Unlike other days, Santhi started her outreach at 6 am itself. “No work – no money” Santhi stated and asked that, “When peers are finding it difficult to make ends meet since the lock down is imposed, how could they travel to Rajahmundry for ART?”
Sharing her emotional turmoil, Santhi said, “I am shattered witnessing some of my peers living in despair, which is beyond my imagination. I counsel them to stay strong and ensure adherence to medication to maintain their health. I feel happy to hear the peers “compliments” that keep motivating me”.
As she marches on the empty roads, passing house after house, Santhi remains focused on her mission. She wants to ensure that everyone in her area receives medications and continues treatment. While Santhi thanks SHARE INDIA and CBO for the support and guidance, she acknowledges support provided by Nodal ART centre for arranging “travel pass” under medical emergency.

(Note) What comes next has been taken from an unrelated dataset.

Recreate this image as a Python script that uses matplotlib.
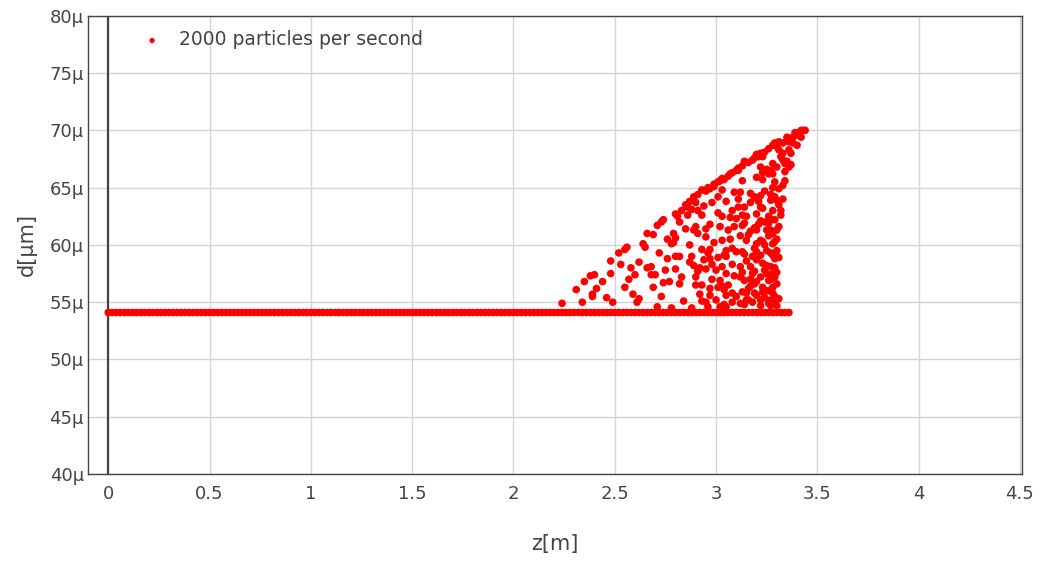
import matplotlib
matplotlib.use("Agg")
import matplotlib.pyplot as plt

# Particle diameter d [um] against axial position z [m]

# Particles that have not grown yet sit on the initial diameter
base_level = 54.1
base_z = [
    0.00, 0.02, 0.04, 0.06, 0.08, 0.10, 0.12, 0.14, 0.16, 0.18, 0.20, 0.22,
    0.24, 0.26, 0.28, 0.30, 0.32, 0.34, 0.36, 0.38, 0.40, 0.42, 0.44, 0.46,
    0.48, 0.50, 0.52, 0.54, 0.56, 0.58, 0.60, 0.62, 0.64, 0.66, 0.68, 0.70,
    0.72, 0.74, 0.76, 0.78, 0.80, 0.82, 0.84, 0.86, 0.88, 0.90, 0.92, 0.94,
    0.96, 0.98, 1.00, 1.02, 1.04, 1.06, 1.08, 1.10, 1.12, 1.14, 1.16, 1.18,
    1.20, 1.22, 1.24, 1.26, 1.28, 1.30, 1.32, 1.34, 1.36, 1.38, 1.40, 1.42,
    1.44, 1.46, 1.48, 1.50, 1.52, 1.54, 1.56, 1.58, 1.60, 1.62, 1.64, 1.66,
    1.68, 1.70, 1.72, 1.74, 1.76, 1.78, 1.80, 1.82, 1.84, 1.86, 1.88, 1.90,
    1.92, 1.94, 1.96, 1.98, 2.00, 2.02, 2.04, 2.06, 2.08, 2.10, 2.12, 2.14,
    2.16, 2.18, 2.20, 2.22, 2.24, 2.26, 2.28, 2.30, 2.32, 2.34, 2.36, 2.38,
    2.40, 2.42, 2.44, 2.46, 2.48, 2.50, 2.52, 2.54, 2.56, 2.58, 2.60, 2.62,
    2.64, 2.66, 2.68, 2.70, 2.72, 2.74, 2.76, 2.78, 2.80, 2.82, 2.84, 2.86,
    2.88, 2.90, 2.92, 2.94, 2.96, 2.98, 3.00, 3.02, 3.04, 3.06, 3.08, 3.10,
    3.12, 3.14, 3.16, 3.18, 3.20, 3.22, 3.24, 3.26, 3.28, 3.30, 3.32, 3.34,
    3.36,
]

# Growing particles
cloud_z = [
    2.24, 2.31, 2.34, 2.35, 2.38, 2.40, 2.39, 2.39, 2.44, 2.48, 2.48, 2.49,
    2.52, 2.53, 2.55, 2.55, 2.56, 2.60, 2.59, 2.61, 2.62, 2.64, 2.66, 2.69,
    2.66, 2.68, 2.68, 2.70, 2.71, 2.73, 2.74, 2.73, 2.71, 2.74, 2.77, 2.76,
    2.78, 2.79, 2.80, 2.80, 2.82, 2.80, 2.81, 2.80, 2.82, 2.82, 2.84, 2.86,
    2.86, 2.88, 2.90, 2.91, 2.89, 2.90, 2.91, 2.88, 2.89, 2.90, 2.91, 2.90,
    2.93, 2.92, 2.93, 2.95, 2.93, 2.94, 2.95, 2.95, 2.93, 2.94, 2.96, 2.97,
    2.97, 2.98, 2.98, 2.97, 3.00, 2.95, 2.97, 2.99, 2.98, 3.01, 3.02, 3.04,
    3.03, 3.03, 3.02, 3.04, 3.05, 3.03, 3.05, 3.02, 3.03, 3.04, 3.05, 3.08,
    3.02, 3.05, 3.07, 3.08, 3.08, 3.09, 3.10, 3.05, 3.07, 3.10, 3.11, 3.13,
    3.12, 3.14, 3.14, 3.13, 3.15, 3.13, 3.14, 3.12, 3.12, 3.14, 3.13, 3.15,
    3.17, 3.16, 3.14, 3.17, 3.19, 3.19, 3.20, 3.22, 3.23, 3.22, 3.23, 3.25,
    3.26, 3.23, 3.20, 3.19, 3.22, 3.22, 3.23, 3.27, 3.26, 3.27, 3.25, 3.27,
    3.30, 3.20, 3.22, 3.23, 3.25, 3.27, 3.28, 3.30, 3.22, 3.20, 3.23, 3.27,
    3.25, 3.22, 3.28, 3.29, 3.26, 3.23, 3.28, 3.29, 3.27, 3.22, 3.20, 3.25,
    3.19, 3.20, 3.19, 3.17, 3.18, 3.19, 3.28, 3.30, 3.31, 3.33, 3.32, 3.33,
    3.34, 3.35, 3.37, 3.36, 3.34, 3.28, 3.27, 3.28, 3.29, 3.34, 3.29, 3.30,
    3.33, 3.31, 3.32, 3.29, 3.31, 3.33, 3.35, 3.37, 3.38, 3.37, 3.36, 3.40,
    3.41, 3.42, 3.44, 3.42, 3.40, 3.30, 3.28, 3.30, 3.29, 3.28, 3.28, 3.30,
    3.27,
    2.83, 2.85, 2.87, 2.89, 2.91, 2.93, 2.96, 2.99, 3.01, 3.03, 3.06, 3.08,
    3.11, 3.13, 3.16, 3.18, 3.21, 3.24, 3.26, 3.29, 3.31, 3.35, 3.39, 3.43,
    3.38, 3.36,
    3.15, 3.17, 3.18, 3.21, 3.24, 3.26, 3.28, 3.12, 3.10, 3.08, 3.06, 3.10,
    3.14, 3.18, 3.22, 3.26, 3.31, 3.30, 3.29, 3.24, 3.20, 3.16, 3.13, 3.09,
    3.00, 2.99, 3.01, 3.05, 3.11, 3.24, 3.28, 3.30, 3.31, 3.32, 3.33, 2.97,
    2.87, 2.83, 2.76, 2.72, 2.62, 2.58, 3.20, 3.17, 3.27, 3.23, 3.12, 3.04,
    2.96, 2.88, 2.78,
    2.95, 2.97, 3.01, 3.03, 3.06, 3.07, 3.09, 3.11, 3.13, 3.15, 3.16, 3.17,
    3.19, 3.20, 3.21, 3.22, 3.24, 3.25, 3.26, 3.27, 3.28, 3.29, 3.30, 3.31,
    3.24, 3.26, 3.19, 3.15, 3.08, 3.01, 2.92, 2.87, 2.85, 2.79, 2.75, 2.69,
    2.65, 2.57, 2.46, 2.41,
]
cloud_d = [
    54.9, 56.1, 55.0, 56.8, 57.3, 57.4, 55.7, 55.5, 56.8, 57.5, 58.6, 55.0,
    59.3, 58.3, 56.3, 59.6, 59.8, 57.4, 55.7, 55.0, 55.3, 60.1, 61.0, 60.9,
    58.0, 58.1, 57.4, 57.4, 61.7, 62.0, 62.2, 55.5, 54.6, 56.7, 56.8, 60.5,
    60.1, 60.2, 60.6, 59.0, 59.0, 57.9, 62.5, 62.7, 62.0, 56.6, 55.1, 63.3,
    62.6, 63.1, 63.7, 63.0, 61.3, 61.6, 61.0, 59.0, 58.2, 57.2, 57.7, 56.5,
    56.5, 55.7, 55.1, 55.0, 62.6, 63.4, 61.4, 60.7, 59.6, 58.7, 59.3, 59.6,
    58.8, 58.3, 57.0, 55.6, 55.2, 64.7, 64.9, 65.1, 63.7, 64.2, 65.6, 65.7,
    64.8, 62.5, 61.6, 59.1, 59.0, 58.1, 57.5, 56.9, 56.4, 56.1, 55.6, 55.0,
    54.6, 54.6, 60.5, 63.0, 59.7, 61.6, 59.4, 59.5, 66.2, 66.5, 66.7, 65.6,
    64.6, 63.3, 61.9, 61.7, 60.4, 59.4, 59.2, 58.1, 57.2, 56.9, 55.9, 55.8,
    56.4, 55.2, 67.3, 64.5, 64.1, 67.6, 67.9, 68.0, 67.7, 66.8, 66.3, 66.6,
    66.2, 65.7, 65.9, 64.2, 64.3, 63.3, 63.2, 63.9, 62.5, 62.2, 61.3, 61.3,
    61.3, 61.3, 60.4, 60.3, 59.5, 59.3, 59.1, 59.0, 59.1, 58.7, 58.4, 58.1,
    57.5, 57.2, 57.5, 57.2, 56.9, 56.3, 56.3, 55.5, 55.2, 55.2, 55.6, 56.0,
    59.7, 60.1, 57.7, 58.1, 57.5, 56.6, 68.7, 68.6, 68.3, 68.0, 67.7, 67.4,
    67.1, 67.3, 67.0, 66.8, 66.4, 67.1, 66.5, 66.2, 65.5, 65.6, 64.2, 63.9,
    64.0, 63.5, 63.0, 62.2, 61.6, 68.9, 69.1, 69.3, 68.9, 68.0, 68.3, 69.6,
    69.8, 70.0, 70.0, 69.4, 68.7, 60.5, 60.1, 59.5, 58.8, 55.8, 55.0, 54.7,
    54.7,
    63.0, 63.5, 63.8, 64.2, 64.4, 64.8, 65.0, 65.3, 65.5, 65.8, 66.0, 66.3,
    66.5, 66.9, 67.2, 67.4, 67.7, 68.1, 68.4, 68.9, 69.0, 69.4, 69.8, 70.0,
    69.4, 69.0,
    62.5, 61.2, 59.0, 61.8, 62.0, 60.8, 61.0, 60.8, 62.3, 58.3, 56.5, 55.5,
    54.8, 55.0, 54.7, 54.9, 55.3, 56.6, 58.0, 57.8, 56.8, 56.2, 57.6, 57.3,
    57.8, 60.2, 62.8, 63.8, 64.0, 64.7, 65.0, 66.8, 64.9, 62.6, 65.2, 61.8,
    60.0, 57.2, 58.8, 59.3, 58.5, 58.0, 62.7, 63.7, 57.0, 55.9, 54.9, 54.8,
    54.6, 54.5, 54.5,
    57.9, 56.2, 58.9, 60.4, 61.3, 62.4, 64.6, 63.3, 62.6, 58.6, 60.9, 57.0,
    61.5, 59.4, 63.8, 62.1, 60.0, 58.2, 61.9, 64.4, 63.0, 60.3, 57.6, 58.9,
    55.4, 56.0, 55.8, 55.2, 55.8, 56.3, 58.0, 58.5, 61.4, 61.0, 57.8, 56.3,
    59.8, 57.0, 55.4, 56.2,
]

series_label = "2000 particles per second"
x_ticks = [0, 0.5, 1, 1.5, 2, 2.5, 3, 3.5, 4, 4.5]
y_ticks = [40, 45, 50, 55, 60, 65, 70, 75, 80]

z_all = base_z + cloud_z
d_all = [base_level] * len(base_z) + cloud_d

text_color = "#444444"
plt.rcParams["font.family"] = ["DejaVu Sans"]

fig = plt.figure(figsize=(10.46, 5.63), dpi=100)
ax = fig.add_axes([0.0841, 0.158, 0.8929, 0.814])

ax.scatter(z_all, d_all, s=30, color="#ff0000", edgecolors="none",
           zorder=3, label=series_label)
ax.axvline(0, color="#444444", lw=1.6, zorder=2)

ax.set_xlim(-0.1, 4.51)
ax.set_ylim(40, 80)
ax.set_xticks(x_ticks)
ax.set_xticklabels([f"{v:g}" for v in x_ticks])
ax.set_yticks(y_ticks)
ax.set_yticklabels([f"{v:g}\u03bc" for v in y_ticks])

ax.grid(True, color="#d4d4d4", lw=1, zorder=0)
ax.set_axisbelow(True)
for sp in ax.spines.values():
    sp.set_color("#444444")
    sp.set_linewidth(1)

ax.tick_params(axis="both", length=0, labelsize=13, colors=text_color)
ax.tick_params(axis="x", pad=8)
ax.tick_params(axis="y", pad=3)

ax.set_xlabel("z[m]", fontsize=15, color=text_color, labelpad=22)
ax.set_ylabel("d[\u03bcm]", fontsize=15, color=text_color, labelpad=9)

ax.legend(loc="upper left", bbox_to_anchor=(0.0586, 0.968), frameon=False,
          fontsize=13.5, handlelength=1.0, handletextpad=0.95,
          borderpad=0, borderaxespad=0, markerscale=0.7,
          labelcolor=text_color)

fig.savefig("out.png", dpi=100)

Chanti, an ORW, shares her story. Waking up at 4 am now to distribute ARV medications at homes of patients, Chanti recalled, “It was one of the most challenging times in my 14 years of working in the field, due to the COVID-19 pandemic.”
She continued, “I could only see the narrow roads ahead with no transportation to the site. I would request my husband for transport on our personal vehicle to reach to my patients’ homes. One day, he met with an accident. Determined to distribute medicines to my peers, I convinced my brother to support me for my transport. It was really tough, but I did it”.
She used to travel more than 50 kms every day through scary narrow lanes. However, she also appreciates the need and determination of her patient’s desire to not disclose their HIV status to others, hence, they were unable to take anybody’s help travelling to the ART centre. For the same reason, Chanti realised that going directly to their homes would threaten their confidentiality.
She said, “To negotiate with the need to address stigma, I would first give them a phone-call before going and fix a place to meet and handover the medications. They would meet me and take medications with an overwhelmingly heartwarming smile. Those smiles were my reward”. Chanti ensured hand hygiene, maintained safe physical distance and wore the mask all the time.
The work of these intrepid public health warriors undeterred by the challenges of the COVID-19 pandemic is helping to save many lives. Their work is an inspiration that keeps us all at SHARE INDIA motivated to ever intensify our efforts to mitigate the direct and collateral damage to the lives of the people we are pledged to serve.